In het jaar van de kerkconsecratie telde de parochie (toen ook nog Onderdijk en Andijk omvattend) 2941 leden. In 1960 (zonder bovengenoemde kerkdorpen) 2795. Nu in 1975 is het aantal katholieken 3779.
Rond en in onze honderdjarige kerk zijn er heel wat roepingen tot priesterschap en kloosterleven ontstaan. Pater drs. Th. Steltenpool S.V.D. heeft in een extra-nummer van “Binding” in dec. 1962 een zeer gedetailleerde lijst van 190 namen van zowel levende als overleden priesters, broeders en zusters gepubliceerd, die allen uit het parochieel gebied van Wervershoof, Onderdijk en Andijk afkomstig zijn. Een korte samenvatting van zijn intensief onderzoek is in dit gedenkschrift zeker op zijn plaats als een dankbare herinnering aan het godsdienstig leven en het apostolisch kerkbewustzijn van de Wervershoofse katholieken.

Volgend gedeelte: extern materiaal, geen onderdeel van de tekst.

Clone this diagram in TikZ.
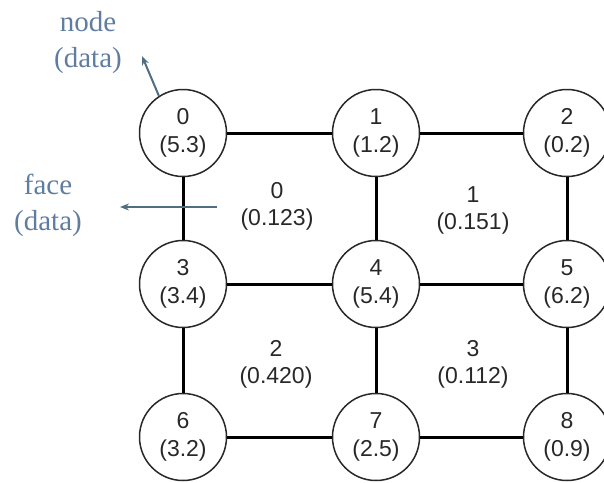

Hij noteert in totaal tot 1962: 46 mannen (31 priesters en 15 broeders) en 146 vrouwen. Van hen vertrokken 22 mannen en 16 vrouwen naar de missielanden. De overigen werk(t)en in een rijke verscheidenheid van functies binnen de grenzen van ons vaderland, enkelen elders in Europa.
Naar kerkdorp verdeelt hij hen als volgt:
uit Wervershoof: 19 priesters, 6 broeders en 73 zusters.
uit: Onderdijk:    9 priesters, 0 broeders en 43 zusters.
uit Andijk:       7 priesters, 5 broeders en 15 zusters.
maar hierbij wordt aangetekend, dat (o.a. door verhuizingen) de nauwkeurigheid niet 100% is en de getallen voor Wervershoof iets te geflatteerd zijn.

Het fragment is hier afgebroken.